- _PROBLEM DESCRIPTION_: Look through the data for the string "React". Copy every line where it is found.

- _SOURCE DATA_:

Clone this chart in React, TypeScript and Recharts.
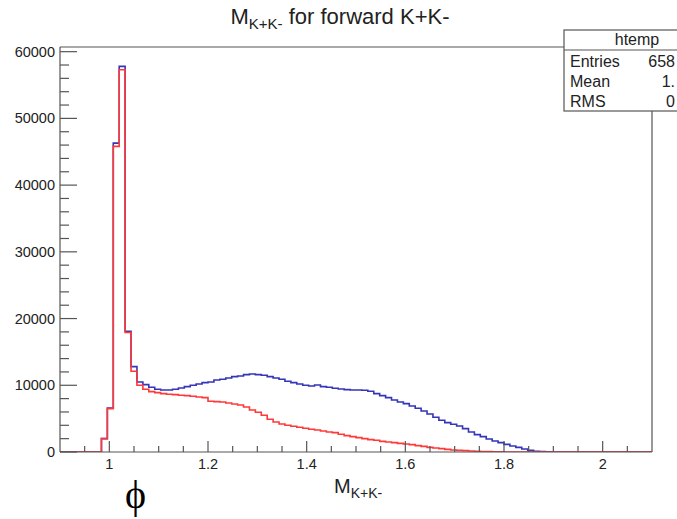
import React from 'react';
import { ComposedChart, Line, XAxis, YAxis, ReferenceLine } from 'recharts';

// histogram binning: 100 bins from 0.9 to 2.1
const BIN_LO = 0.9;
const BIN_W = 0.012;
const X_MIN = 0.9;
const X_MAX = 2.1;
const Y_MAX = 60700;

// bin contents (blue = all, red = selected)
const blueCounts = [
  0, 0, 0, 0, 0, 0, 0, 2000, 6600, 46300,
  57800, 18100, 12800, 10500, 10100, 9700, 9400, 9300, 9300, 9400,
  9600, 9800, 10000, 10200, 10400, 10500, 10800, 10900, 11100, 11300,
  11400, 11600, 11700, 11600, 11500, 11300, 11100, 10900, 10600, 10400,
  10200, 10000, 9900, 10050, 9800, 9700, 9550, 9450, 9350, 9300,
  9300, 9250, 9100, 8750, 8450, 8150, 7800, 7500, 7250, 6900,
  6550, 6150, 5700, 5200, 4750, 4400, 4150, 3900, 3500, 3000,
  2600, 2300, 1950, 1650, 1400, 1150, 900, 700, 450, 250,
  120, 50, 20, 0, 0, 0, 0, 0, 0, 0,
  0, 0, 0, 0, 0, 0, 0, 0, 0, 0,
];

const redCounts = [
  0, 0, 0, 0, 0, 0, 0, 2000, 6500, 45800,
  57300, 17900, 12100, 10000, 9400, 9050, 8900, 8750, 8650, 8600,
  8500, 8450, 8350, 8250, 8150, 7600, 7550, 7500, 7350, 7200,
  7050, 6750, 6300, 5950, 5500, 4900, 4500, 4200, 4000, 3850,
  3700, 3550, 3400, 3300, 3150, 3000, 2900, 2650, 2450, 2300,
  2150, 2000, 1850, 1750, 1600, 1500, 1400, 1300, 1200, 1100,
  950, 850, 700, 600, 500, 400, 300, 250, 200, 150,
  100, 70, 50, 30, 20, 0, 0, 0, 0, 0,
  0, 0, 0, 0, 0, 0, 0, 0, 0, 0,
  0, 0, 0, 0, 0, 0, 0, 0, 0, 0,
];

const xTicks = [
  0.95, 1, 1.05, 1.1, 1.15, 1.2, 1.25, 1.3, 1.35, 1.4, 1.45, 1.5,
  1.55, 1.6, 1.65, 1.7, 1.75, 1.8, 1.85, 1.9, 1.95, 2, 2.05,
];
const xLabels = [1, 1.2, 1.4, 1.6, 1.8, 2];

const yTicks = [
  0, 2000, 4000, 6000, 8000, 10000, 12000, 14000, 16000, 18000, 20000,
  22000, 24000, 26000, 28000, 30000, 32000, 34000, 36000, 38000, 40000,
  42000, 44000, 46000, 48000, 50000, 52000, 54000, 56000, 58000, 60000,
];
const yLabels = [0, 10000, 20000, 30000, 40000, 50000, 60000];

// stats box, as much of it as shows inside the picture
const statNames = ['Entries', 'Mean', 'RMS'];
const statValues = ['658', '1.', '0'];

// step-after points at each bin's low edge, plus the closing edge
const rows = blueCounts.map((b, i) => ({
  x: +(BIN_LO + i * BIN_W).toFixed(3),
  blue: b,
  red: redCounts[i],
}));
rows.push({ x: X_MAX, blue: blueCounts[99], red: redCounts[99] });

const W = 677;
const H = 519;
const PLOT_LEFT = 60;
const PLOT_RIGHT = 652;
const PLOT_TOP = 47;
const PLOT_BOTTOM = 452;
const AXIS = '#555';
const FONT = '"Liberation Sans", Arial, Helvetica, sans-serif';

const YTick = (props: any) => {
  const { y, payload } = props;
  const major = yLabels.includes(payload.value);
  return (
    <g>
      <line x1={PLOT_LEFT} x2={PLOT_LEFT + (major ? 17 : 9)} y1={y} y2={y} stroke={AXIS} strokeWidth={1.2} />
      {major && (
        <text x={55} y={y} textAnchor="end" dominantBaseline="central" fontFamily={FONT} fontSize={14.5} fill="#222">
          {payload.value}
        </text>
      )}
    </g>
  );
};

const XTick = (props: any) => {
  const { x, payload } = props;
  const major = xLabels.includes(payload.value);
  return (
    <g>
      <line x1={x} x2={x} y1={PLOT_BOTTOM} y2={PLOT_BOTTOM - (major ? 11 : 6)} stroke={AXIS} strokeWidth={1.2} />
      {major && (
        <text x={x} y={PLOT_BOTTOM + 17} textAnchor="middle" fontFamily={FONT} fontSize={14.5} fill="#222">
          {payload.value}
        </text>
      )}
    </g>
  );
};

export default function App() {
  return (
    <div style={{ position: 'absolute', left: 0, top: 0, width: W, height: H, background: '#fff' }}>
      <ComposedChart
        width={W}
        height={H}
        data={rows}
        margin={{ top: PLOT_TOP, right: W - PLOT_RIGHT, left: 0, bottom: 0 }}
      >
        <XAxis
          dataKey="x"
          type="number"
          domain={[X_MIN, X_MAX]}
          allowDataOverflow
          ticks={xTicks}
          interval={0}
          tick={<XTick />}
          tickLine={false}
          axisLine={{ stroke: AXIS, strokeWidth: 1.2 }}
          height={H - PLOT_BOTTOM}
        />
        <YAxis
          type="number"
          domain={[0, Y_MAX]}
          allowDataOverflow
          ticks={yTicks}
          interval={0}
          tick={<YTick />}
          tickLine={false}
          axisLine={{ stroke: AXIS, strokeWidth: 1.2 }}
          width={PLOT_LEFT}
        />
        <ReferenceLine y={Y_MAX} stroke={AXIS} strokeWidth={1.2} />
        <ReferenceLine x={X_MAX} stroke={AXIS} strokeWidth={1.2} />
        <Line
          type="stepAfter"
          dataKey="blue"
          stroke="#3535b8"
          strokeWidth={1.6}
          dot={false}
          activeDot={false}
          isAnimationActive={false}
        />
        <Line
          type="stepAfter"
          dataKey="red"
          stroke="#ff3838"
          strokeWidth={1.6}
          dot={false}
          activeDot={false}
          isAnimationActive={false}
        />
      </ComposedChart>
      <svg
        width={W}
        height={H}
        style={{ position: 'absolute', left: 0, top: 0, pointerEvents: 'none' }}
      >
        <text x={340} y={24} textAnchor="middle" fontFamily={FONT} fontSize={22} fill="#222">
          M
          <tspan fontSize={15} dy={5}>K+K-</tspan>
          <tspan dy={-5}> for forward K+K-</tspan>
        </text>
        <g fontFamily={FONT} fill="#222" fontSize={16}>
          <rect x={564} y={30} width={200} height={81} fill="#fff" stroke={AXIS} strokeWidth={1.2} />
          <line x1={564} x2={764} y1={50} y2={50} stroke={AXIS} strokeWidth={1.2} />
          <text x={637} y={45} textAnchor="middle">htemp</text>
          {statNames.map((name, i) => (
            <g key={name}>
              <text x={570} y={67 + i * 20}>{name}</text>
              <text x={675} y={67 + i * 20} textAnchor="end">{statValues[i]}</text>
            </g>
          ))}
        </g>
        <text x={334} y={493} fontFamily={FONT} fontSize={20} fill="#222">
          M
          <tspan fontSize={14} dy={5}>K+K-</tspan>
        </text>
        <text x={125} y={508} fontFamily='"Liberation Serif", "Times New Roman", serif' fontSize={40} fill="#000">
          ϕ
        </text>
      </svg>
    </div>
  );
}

- _RESPONSE_:
Clone this chart in React, TypeScript and Recharts.
import React from 'react';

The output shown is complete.